Does OCR output the extracted data directly?
No — OCR outputs a searchable PDF. The structured data comes from the extractor you run next: PDF Table to JSON for row objects, PDF to Excel for CSV, or PDF Form Field Extractor for live form fields.
Are there confidence scores I can threshold on?
No. Every recognised word is written into the text layer regardless of confidence — there is no per-word score exposed. Build validation downstream (sum checks, regex on IDs, date-range checks) and review flagged fields manually.
Why does the Form Field Extractor find nothing on my scanned form?
Because a scanned form is an image — the interactive AcroForm fields were flattened away. The extractor only reports live form fields. OCR the scan, then read the printed labels and values with PDF Table to JSON or PDF to Plain Text.
Can this replace AWS Textract or Google Document AI?
For ad-hoc, low-volume, privacy-sensitive extraction, often yes — it is free and runs in your browser. For high volume, per-field confidence, key-value zoning, or trained form models, a cloud document-AI service is the right tool. This is single-document interactive OCR, not a managed pipeline.
How do I keep financial documents private during extraction?
Use the in-browser tool (nothing is uploaded) or, for automation, the local runner — which processes documents on your own machine. Either way the scan and its data never reach JAD's servers; only an anonymous usage count is recorded when signed in.
Which language should I select for an invoice?
The invoice's language, from English (eng), French (fra), German (deu), Spanish (spa), Italian (ita), Portuguese (por), Dutch (nld), Russian (rus), Chinese Simplified (chi_sim), and Japanese (jpn). English is default. Picking the right model improves recognition of accented text and locale-specific characters. Each language loads ~10 MB of data on first use, then caches.

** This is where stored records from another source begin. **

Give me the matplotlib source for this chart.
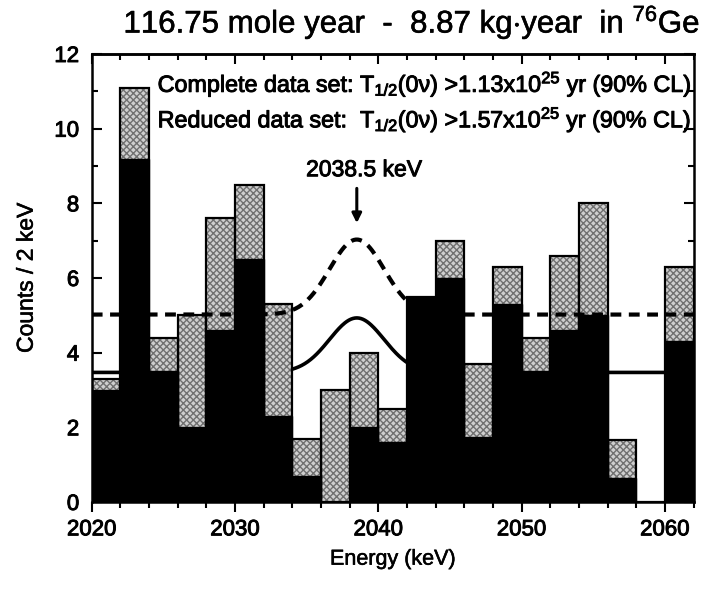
import numpy as np
import matplotlib
matplotlib.use("Agg")
import matplotlib.pyplot as plt
import matplotlib.patheffects as pe
from matplotlib.ticker import MultipleLocator

plt.rcParams['font.family'] = ['Liberation Sans', 'DejaVu Sans']
plt.rcParams['mathtext.fontset'] = 'custom'
plt.rcParams['mathtext.rm'] = 'Liberation Sans'
plt.rcParams['mathtext.it'] = 'Liberation Sans:italic'
plt.rcParams['mathtext.bf'] = 'Liberation Sans:bold'

# ---- data ----
bin_left = [2020, 2022, 2024, 2026, 2028, 2030, 2032, 2034, 2036, 2038, 2040,
            2042, 2044, 2046, 2048, 2050, 2052, 2054, 2056, 2058, 2060]
complete_counts = [3.3, 11.1, 4.4, 5.0, 7.6, 8.5, 5.3, 1.7, 3.0, 4.0, 2.5,
                   5.5, 7.0, 3.7, 6.3, 4.4, 6.6, 8.0, 1.65, 0.0, 6.3]
reduced_counts = [3.0, 9.2, 3.5, 2.0, 4.6, 6.5, 2.3, 0.7, 0.0, 2.0, 1.6,
                  5.5, 6.0, 1.75, 5.3, 3.5, 4.6, 5.0, 0.65, 0.0, 4.3]
bin_width = 2.0

# fit curves (background + gaussian line at Q-value)
q_value = 2038.5
peak_sigma = 1.9
solid_bkg, solid_amp = 3.47, 1.46     # reduced data set fit
dashed_bkg, dashed_amp = 5.02, 2.01   # complete data set fit

x_ticks = [2020, 2030, 2040, 2050, 2060]
y_ticks = [0, 2, 4, 6, 8, 10, 12]

heavy = [pe.withStroke(linewidth=0.7, foreground='black')]

# ---- figure ----
fig = plt.figure(figsize=(7.04, 5.90), dpi=100)
ax = fig.add_axes([0.1303, 0.1492, 0.8548, 0.7593])

ex = np.linspace(2020, 2062, 600)
solid = solid_bkg + solid_amp * np.exp(-(ex - q_value) ** 2 / (2 * peak_sigma ** 2))
dashed = dashed_bkg + dashed_amp * np.exp(-(ex - q_value) ** 2 / (2 * peak_sigma ** 2))

ax.plot(ex, solid, color='black', lw=2.6, zorder=1, solid_capstyle='butt')

# complete data set: halftone gray
ax.bar(bin_left, complete_counts, width=bin_width, align='edge',
       color='#cfcfcf', edgecolor='#707070', hatch='xxxxx', linewidth=0, zorder=2)
ax.bar(bin_left, complete_counts, width=bin_width, align='edge',
       fill=False, edgecolor='black', linewidth=1.6, zorder=3)
# reduced data set: black
ax.bar(bin_left, reduced_counts, width=bin_width, align='edge',
       color='black', edgecolor='black', linewidth=1.0, zorder=4)

ax.plot(ex, dashed, color='black', lw=3.0, ls=(0, (2.6, 1.8)), zorder=5)

ax.set_xlim(2020, 2062)
ax.set_ylim(0, 12)
ax.set_xticks(x_ticks)
ax.set_yticks(y_ticks)
ax.xaxis.set_minor_locator(MultipleLocator(2))
ax.yaxis.set_minor_locator(MultipleLocator(1))
ax.tick_params(axis='both', which='both', labelsize=16, width=1.5, pad=5)
ax.tick_params(axis='y', which='both', direction='in', right=True, pad=9)
ax.tick_params(axis='x', which='both', direction='out', top=False)
ax.tick_params(which='major', length=7.5)
ax.tick_params(which='minor', length=4.5)
for lbl in ax.get_xticklabels() + ax.get_yticklabels():
    lbl.set_path_effects(heavy)
# inward top ticks via secondary axis
top = ax.secondary_xaxis('top')
top.set_xticks(x_ticks)
top.xaxis.set_minor_locator(MultipleLocator(2))
top.tick_params(which='both', direction='in', labeltop=False, width=1.5)
top.tick_params(which='major', length=7.5)
top.tick_params(which='minor', length=4.5)
top.spines['top'].set_linewidth(1.8)

for s in ax.spines.values():
    s.set_linewidth(1.8)
    s.set_zorder(10)

ax.set_xlabel('Energy (keV)', fontsize=15.5, labelpad=6, path_effects=[pe.withStroke(linewidth=0.4, foreground='black')])
ax.set_ylabel('Counts / 2 keV', fontsize=16.5, labelpad=12, path_effects=[pe.withStroke(linewidth=0.4, foreground='black')])

fig.text(0.585, 0.962, r'116.75 mole year  -  8.87 kg$\cdot$year  in $^{76}$Ge',
         ha='center', va='center', fontsize=22.5,
         path_effects=[pe.withStroke(linewidth=0.4, foreground='black')])

ax.text(2024.6, 11.2, r'Complete data set: T$_{1/2}$(0ν) >1.13x10$^{25}$ yr (90% CL)',
        fontsize=16.8, ha='left', va='center', zorder=6, path_effects=heavy)
ax.text(2024.6, 10.25, r'Reduced data set:  T$_{1/2}$(0ν) >1.57x10$^{25}$ yr (90% CL)',
        fontsize=16.8, ha='left', va='center', zorder=6, path_effects=heavy)

ax.annotate('', xy=(q_value, 7.47), xytext=(q_value, 8.4),
            arrowprops=dict(arrowstyle='-|>', color='black', lw=2.2,
                            mutation_scale=14, shrinkA=0, shrinkB=0), zorder=6)
ax.text(2039.0, 8.9, '2038.5 keV', fontsize=16.5, ha='center', va='center', zorder=6,
        path_effects=heavy)

fig.savefig('out.png', dpi=100)
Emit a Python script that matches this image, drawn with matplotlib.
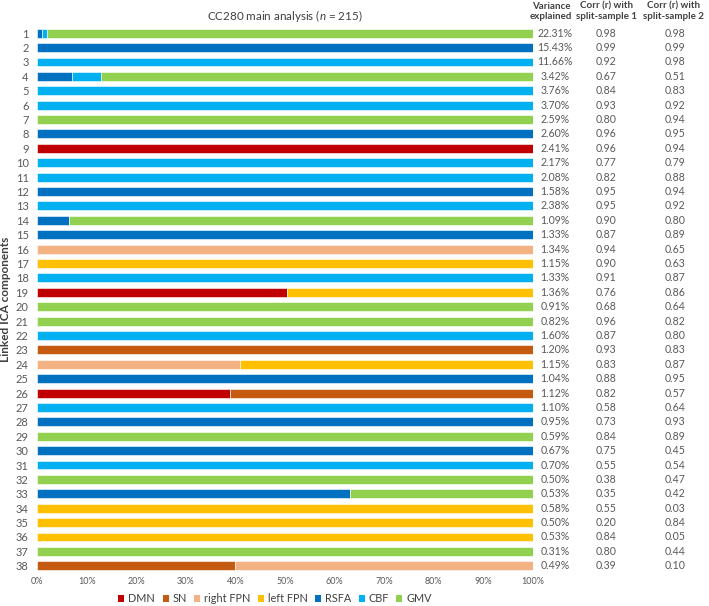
import matplotlib
matplotlib.use("Agg")
import matplotlib.pyplot as plt
from matplotlib.patches import Patch
from matplotlib.transforms import blended_transform_factory
import numpy as np

plt.rcParams['font.family'] = ['Lato', 'DejaVu Sans']
plt.rcParams['mathtext.fontset'] = 'custom'
plt.rcParams['mathtext.rm'] = 'Lato'
plt.rcParams['mathtext.it'] = 'Lato:italic'

# ---------------------------
# Data
# ---------------------------
components = list(range(1, 39))

networks = ["DMN", "SN", "right FPN", "left FPN", "RSFA", "CBF", "GMV"]
colors = ["#C00000", "#C55A11", "#F4B183", "#FFC000", "#0070C0", "#00B0F0", "#92D050"]

# percent contribution of each network, rows 1..38
dmn = [0, 0, 0, 0, 0, 0, 0, 0, 100, 0, 0, 0, 0, 0, 0, 0, 0, 0, 50.5, 0,
       0, 0, 0, 0, 0, 39, 0, 0, 0, 0, 0, 0, 0, 0, 0, 0, 0, 0]
sn = [0, 0, 0, 0, 0, 0, 0, 0, 0, 0, 0, 0, 0, 0, 0, 0, 0, 0, 0, 0,
      0, 0, 100, 0, 0, 61, 0, 0, 0, 0, 0, 0, 0, 0, 0, 0, 0, 40]
right_fpn = [0, 0, 0, 0, 0, 0, 0, 0, 0, 0, 0, 0, 0, 0, 0, 100, 0, 0, 0, 0,
             0, 0, 0, 41, 0, 0, 0, 0, 0, 0, 0, 0, 0, 0, 0, 0, 0, 60]
left_fpn = [0, 0, 0, 0, 0, 0, 0, 0, 0, 0, 0, 0, 0, 0, 0, 0, 100, 0, 49.5, 0,
            0, 0, 0, 59, 0, 0, 0, 0, 0, 0, 0, 0, 0, 100, 100, 100, 0, 0]
rsfa = [1, 100, 0, 7, 0, 0, 0, 100, 0, 0, 0, 100, 0, 6.5, 100, 0, 0, 0, 0, 0,
        0, 0, 0, 0, 100, 0, 0, 100, 0, 100, 0, 0, 63, 0, 0, 0, 0, 0]
cbf = [1, 0, 100, 6, 100, 100, 0, 0, 0, 100, 100, 0, 100, 0, 0, 0, 0, 100, 0, 0,
       0, 100, 0, 0, 0, 0, 100, 0, 0, 0, 100, 0, 0, 0, 0, 0, 0, 0]
gmv = [98, 0, 0, 87, 0, 0, 100, 0, 0, 0, 0, 0, 0, 93.5, 0, 0, 0, 0, 0, 100,
       100, 0, 0, 0, 0, 0, 0, 0, 100, 0, 0, 100, 37, 0, 0, 0, 100, 0]

variance = [22.31, 15.43, 11.66, 3.42, 3.76, 3.70, 2.59, 2.60, 2.41, 2.17,
            2.08, 1.58, 2.38, 1.09, 1.33, 1.34, 1.15, 1.33, 1.36, 0.91,
            0.82, 1.60, 1.20, 1.15, 1.04, 1.12, 1.10, 0.95, 0.59, 0.67,
            0.70, 0.50, 0.53, 0.58, 0.50, 0.53, 0.31, 0.49]
corr1 = [0.98, 0.99, 0.92, 0.67, 0.84, 0.93, 0.80, 0.96, 0.96, 0.77,
         0.82, 0.95, 0.95, 0.90, 0.87, 0.94, 0.90, 0.91, 0.76, 0.68,
         0.96, 0.87, 0.93, 0.83, 0.88, 0.82, 0.58, 0.73, 0.84, 0.75,
         0.55, 0.38, 0.35, 0.55, 0.20, 0.84, 0.80, 0.39]
corr2 = [0.98, 0.99, 0.98, 0.51, 0.83, 0.92, 0.94, 0.95, 0.94, 0.79,
         0.88, 0.94, 0.92, 0.80, 0.89, 0.65, 0.63, 0.87, 0.86, 0.64,
         0.82, 0.80, 0.83, 0.87, 0.95, 0.57, 0.64, 0.93, 0.89, 0.45,
         0.54, 0.47, 0.42, 0.03, 0.84, 0.05, 0.44, 0.10]

series = [dmn, sn, right_fpn, left_fpn, rsfa, cbf, gmv]

# ---------------------------
# Plot
# ---------------------------
TXT = "#404040"
VAL = "#595959"

fig = plt.figure(figsize=(7.09, 6.06), dpi=100)
ax = fig.add_axes([0.0522, 0.0545, 0.6996, 0.9026])

y = np.array(components)
left = np.zeros(len(components))
for name, vals, col in zip(networks, series, colors):
    vals = np.array(vals, dtype=float)
    ax.barh(y, vals, left=left, height=0.62, color=col, edgecolor='white', linewidth=0.4)
    left += vals

ax.set_xlim(0, 100)
ax.set_ylim(38.5, 0.5)
ax.set_xticks(np.arange(0, 101, 10))
ax.set_xticklabels([f"{v}%" for v in range(0, 101, 10)], fontsize=6.5, color=VAL)
ax.set_yticks(y)
ax.set_yticklabels([str(c) for c in components], fontsize=8, color=VAL)
ax.tick_params(axis='both', length=0)
ax.tick_params(axis='x', pad=3)
ax.tick_params(axis='y', pad=6)
for s in ax.spines.values():
    s.set_visible(False)
ax.set_ylabel("Linked ICA components", fontsize=8.5, fontweight='bold', color=TXT, labelpad=3)

# title and table headers
fig.text(0.402, 0.974, "CC280 main analysis ($\\mathit{n}$ = 215)", ha='center', va='center',
         fontsize=8.4, color=TXT)
col_x = [0.783, 0.855, 0.952]
head_x = [0.777, 0.855, 0.950]
headers = ["Variance\nexplained", "Corr (r) with\nsplit-sample 1", "Corr (r) with\nsplit-sample 2"]
for hx, h in zip(head_x, headers):
    fig.text(hx, 0.981, h, ha='center', va='center', fontsize=7.0, fontweight='bold',
             color=TXT, linespacing=1.25)

# table values
trans = blended_transform_factory(fig.transFigure, ax.transData)
for i, c in enumerate(components):
    ax.text(col_x[0], c, f"{variance[i]:.2f}%", transform=trans, ha='center', va='center',
            fontsize=7.6, color=VAL, clip_on=False)
    ax.text(col_x[1], c, f"{corr1[i]:.2f}", transform=trans, ha='center', va='center',
            fontsize=7.6, color=VAL, clip_on=False)
    ax.text(col_x[2], c, f"{corr2[i]:.2f}", transform=trans, ha='center', va='center',
            fontsize=7.6, color=VAL, clip_on=False)

# legend
handles = [Patch(facecolor=col, edgecolor='none', label=n) for n, col in zip(networks, colors)]
fig.legend(handles=handles, loc='center', bbox_to_anchor=(0.388, 0.012), ncol=7,
           frameon=False, fontsize=7.8, handlelength=0.55, handleheight=0.55,
           handletextpad=0.35, columnspacing=0.7, labelcolor=TXT)

fig.savefig("out.png", dpi=100)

How large a batch can I OCR per run?
OCR is one file per run, bounded by tier: Free 2 MB / 50 pages, Pro 50 MB / 500 pages, Pro+Media 500 MB / 2,000 pages, Developer 2 GB / 10,000 pages. For many documents, script the runner to process them sequentially.
Will lossy compression help my OCR'd invoices?
Only if you no longer need the text. Aggressive PDF Compression re-rasterises every page to a JPEG and removes the searchable text layer — so compress after extraction, never before.
Can I chunk an OCR'd report for an LLM extraction step?
Yes. After OCR, PDF to Text Chunks produces overlapping, sentence-aware chunks with page ranges and token estimates — ready to feed an LLM that does the structured extraction in your pipeline.
How do I script the OCR-then-extract pipeline?
Fetch schemas from GET /api/v1/tools/pdf-ocr and GET /api/v1/tools/pdf-table-to-json, pair the @jadapps/runner once, then POST the scan to 127.0.0.1:9789/v1/tools/pdf-ocr/run with { "lang": "eng" } and feed the result to pdf-table-to-json/run. Both stages run locally on your machine.
Privacy first
All PDF processing runs locally in your browser using PDF-lib and pdf.js. No file is ever uploaded — only metadata counters are saved for signed-in dashboard stats.